The Controller of Budget further revealed that salary arrears and statutory deductions account for the largest share of the pending bills.
According to the report, the County Executive and County Assembly owed Sh41.37 billion and Sh27.58 million, respectively, in salary arrears and statutory deductions, representing 51 per cent of the county’s total outstanding obligations.
The report also raises concerns over the age of the unpaid bills. About 76 per cent of the County Executive’s pending bills have remained unsettled for more than three years, while 65 per cent of the County Assembly’s outstanding obligations are less than one-year-old.
Nyakang’o noted that the County Treasury failed to provide a detailed breakdown of the statutory deductions, making it difficult to fully assess the nature of some of the outstanding liabilities.
“The County Executive and County Assembly did not adhere to their payment plan,” the report concludes.
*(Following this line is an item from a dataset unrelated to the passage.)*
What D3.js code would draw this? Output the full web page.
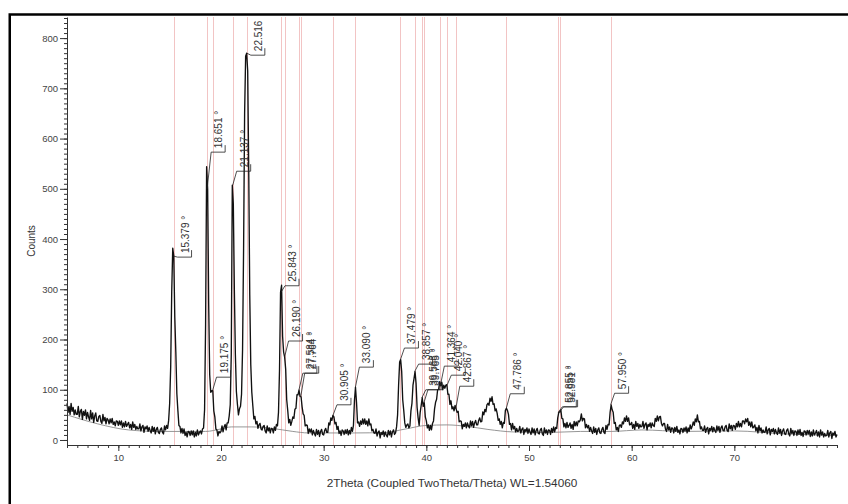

To address the shortcomings, the Controller of Budget urged Nairobi County to comply with statutory reporting timelines and improve its own-source revenue collection to ensure the approved budget is adequately financed.
She also called for stricter expenditure controls, warning that spending commitments must be aligned with available revenue to avoid further accumulation of pending bills.
Additionally, Nyakang’o urged the county to accelerate implementation of development projects, ensure fund administrators submit statutory reports within the timelines provided under the PFM Act, and enforce full compliance with the Trade Payables Action Plan.
“The County Leadership should address the situation of trade payables to ensure that genuine bills are paid promptly in the remaining financial year. Further, compliance with the Trade Payables Action Plan should be enforced,” she recommended.